DIRECTION - Copy out each line exactly; pictures stay out of the copy.

DATA ROWS -
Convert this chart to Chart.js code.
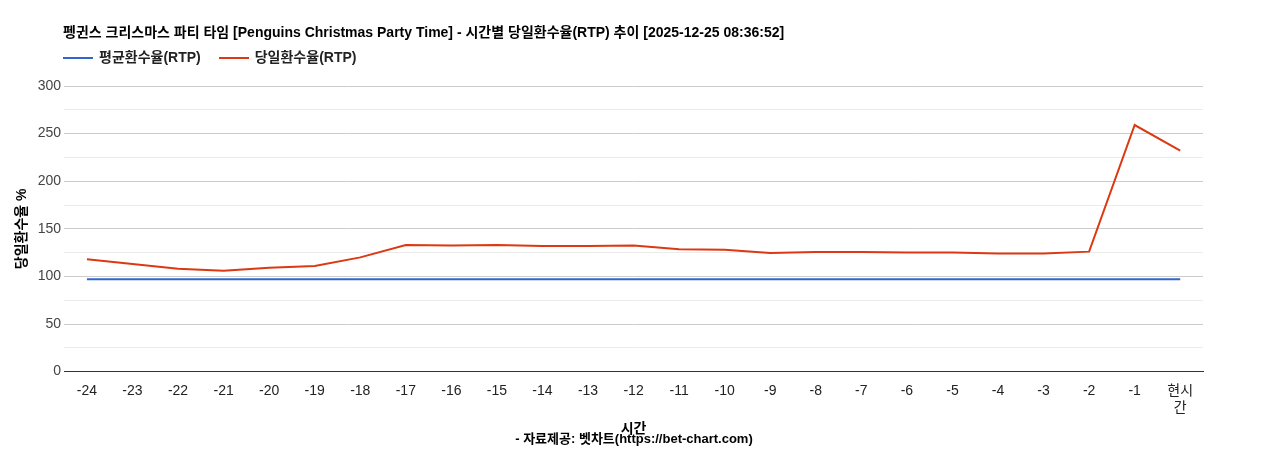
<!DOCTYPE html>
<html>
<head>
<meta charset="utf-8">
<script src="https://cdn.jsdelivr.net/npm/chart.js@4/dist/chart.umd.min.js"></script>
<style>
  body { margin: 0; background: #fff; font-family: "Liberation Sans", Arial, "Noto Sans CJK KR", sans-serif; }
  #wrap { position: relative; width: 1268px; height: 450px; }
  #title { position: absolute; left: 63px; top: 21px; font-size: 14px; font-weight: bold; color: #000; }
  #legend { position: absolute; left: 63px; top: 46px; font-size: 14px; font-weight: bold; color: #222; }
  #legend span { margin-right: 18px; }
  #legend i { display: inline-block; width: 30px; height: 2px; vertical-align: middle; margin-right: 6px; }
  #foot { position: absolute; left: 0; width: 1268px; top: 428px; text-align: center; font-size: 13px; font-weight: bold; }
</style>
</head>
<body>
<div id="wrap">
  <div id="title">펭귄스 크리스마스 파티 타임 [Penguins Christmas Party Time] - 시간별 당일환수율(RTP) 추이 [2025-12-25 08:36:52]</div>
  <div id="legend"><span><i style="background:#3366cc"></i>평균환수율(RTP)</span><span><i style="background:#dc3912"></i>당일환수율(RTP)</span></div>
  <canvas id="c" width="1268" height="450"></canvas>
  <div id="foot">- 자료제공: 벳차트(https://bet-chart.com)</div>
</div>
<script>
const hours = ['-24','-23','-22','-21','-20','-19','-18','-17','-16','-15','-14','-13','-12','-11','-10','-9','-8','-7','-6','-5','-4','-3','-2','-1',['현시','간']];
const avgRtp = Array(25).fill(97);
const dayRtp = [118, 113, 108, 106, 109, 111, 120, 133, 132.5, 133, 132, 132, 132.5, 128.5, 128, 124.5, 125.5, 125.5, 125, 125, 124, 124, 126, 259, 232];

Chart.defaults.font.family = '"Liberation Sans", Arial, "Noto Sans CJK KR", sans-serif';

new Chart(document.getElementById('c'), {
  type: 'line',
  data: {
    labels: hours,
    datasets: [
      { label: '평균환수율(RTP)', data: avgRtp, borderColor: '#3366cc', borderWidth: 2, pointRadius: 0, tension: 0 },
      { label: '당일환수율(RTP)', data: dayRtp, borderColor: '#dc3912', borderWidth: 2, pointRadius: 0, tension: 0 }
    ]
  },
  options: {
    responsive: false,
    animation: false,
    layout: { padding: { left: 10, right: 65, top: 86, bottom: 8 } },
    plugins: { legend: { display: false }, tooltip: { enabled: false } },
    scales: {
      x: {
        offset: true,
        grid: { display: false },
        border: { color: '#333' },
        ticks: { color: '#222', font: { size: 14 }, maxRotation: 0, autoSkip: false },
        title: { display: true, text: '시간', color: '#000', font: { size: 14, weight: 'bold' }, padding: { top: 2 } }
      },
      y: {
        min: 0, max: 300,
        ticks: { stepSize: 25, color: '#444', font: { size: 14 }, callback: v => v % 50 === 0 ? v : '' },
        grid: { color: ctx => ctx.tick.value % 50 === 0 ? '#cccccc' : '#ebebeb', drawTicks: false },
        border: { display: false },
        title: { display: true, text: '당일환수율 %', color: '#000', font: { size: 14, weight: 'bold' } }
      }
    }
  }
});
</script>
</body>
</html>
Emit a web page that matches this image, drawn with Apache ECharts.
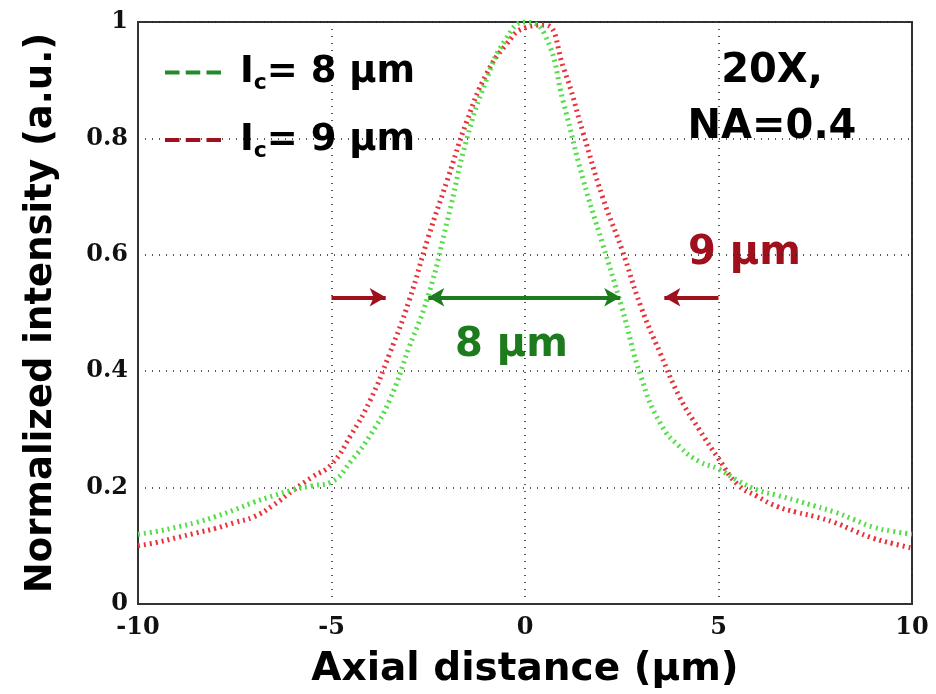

RESULT OF THE EXERCISE -
Convert this chart to Chart.js code.
<!DOCTYPE html>
<html>
<head>
<meta charset="utf-8">
<script src="https://cdn.jsdelivr.net/npm/chart.js@4/dist/chart.umd.min.js"></script>
<style>
  body { margin: 0; background: #fff; font-family: "Liberation Sans", Arial, "Noto Sans CJK KR", sans-serif; }
  #wrap { position: relative; width: 1268px; height: 450px; }
  #title { position: absolute; left: 63px; top: 21px; font-size: 14px; font-weight: bold; color: #000; }
  #legend { position: absolute; left: 63px; top: 46px; font-size: 14px; font-weight: bold; color: #222; }
  #legend span { margin-right: 18px; }
  #legend i { display: inline-block; width: 30px; height: 2px; vertical-align: middle; margin-right: 6px; }
  #foot { position: absolute; left: 0; width: 1268px; top: 428px; text-align: center; font-size: 13px; font-weight: bold; }
</style>
</head>
<body>
<div id="wrap">
  <div id="title">펭귄스 크리스마스 파티 타임 [Penguins Christmas Party Time] - 시간별 당일환수율(RTP) 추이 [2025-12-25 08:36:52]</div>
  <div id="legend"><span><i style="background:#3366cc"></i>평균환수율(RTP)</span><span><i style="background:#dc3912"></i>당일환수율(RTP)</span></div>
  <canvas id="c" width="1268" height="450"></canvas>
  <div id="foot">- 자료제공: 벳차트(https://bet-chart.com)</div>
</div>
<script>
const hours = ['-24','-23','-22','-21','-20','-19','-18','-17','-16','-15','-14','-13','-12','-11','-10','-9','-8','-7','-6','-5','-4','-3','-2','-1',['현시','간']];
const avgRtp = Array(25).fill(97);
const dayRtp = [118, 113, 108, 106, 109, 111, 120, 133, 132.5, 133, 132, 132, 132.5, 128.5, 128, 124.5, 125.5, 125.5, 125, 125, 124, 124, 126, 259, 232];

Chart.defaults.font.family = '"Liberation Sans", Arial, "Noto Sans CJK KR", sans-serif';

new Chart(document.getElementById('c'), {
  type: 'line',
  data: {
    labels: hours,
    datasets: [
      { label: '평균환수율(RTP)', data: avgRtp, borderColor: '#3366cc', borderWidth: 2, pointRadius: 0, tension: 0 },
      { label: '당일환수율(RTP)', data: dayRtp, borderColor: '#dc3912', borderWidth: 2, pointRadius: 0, tension: 0 }
    ]
  },
  options: {
    responsive: false,
    animation: false,
    layout: { padding: { left: 10, right: 65, top: 86, bottom: 8 } },
    plugins: { legend: { display: false }, tooltip: { enabled: false } },
    scales: {
      x: {
        offset: true,
        grid: { display: false },
        border: { color: '#333' },
        ticks: { color: '#222', font: { size: 14 }, maxRotation: 0, autoSkip: false },
        title: { display: true, text: '시간', color: '#000', font: { size: 14, weight: 'bold' }, padding: { top: 2 } }
      },
      y: {
        min: 0, max: 300,
        ticks: { stepSize: 25, color: '#444', font: { size: 14 }, callback: v => v % 50 === 0 ? v : '' },
        grid: { color: ctx => ctx.tick.value % 50 === 0 ? '#cccccc' : '#ebebeb', drawTicks: false },
        border: { display: false },
        title: { display: true, text: '당일환수율 %', color: '#000', font: { size: 14, weight: 'bold' } }
      }
    }
  }
});
</script>
</body>
</html>
Emit a web page that matches this image, drawn with Apache ECharts.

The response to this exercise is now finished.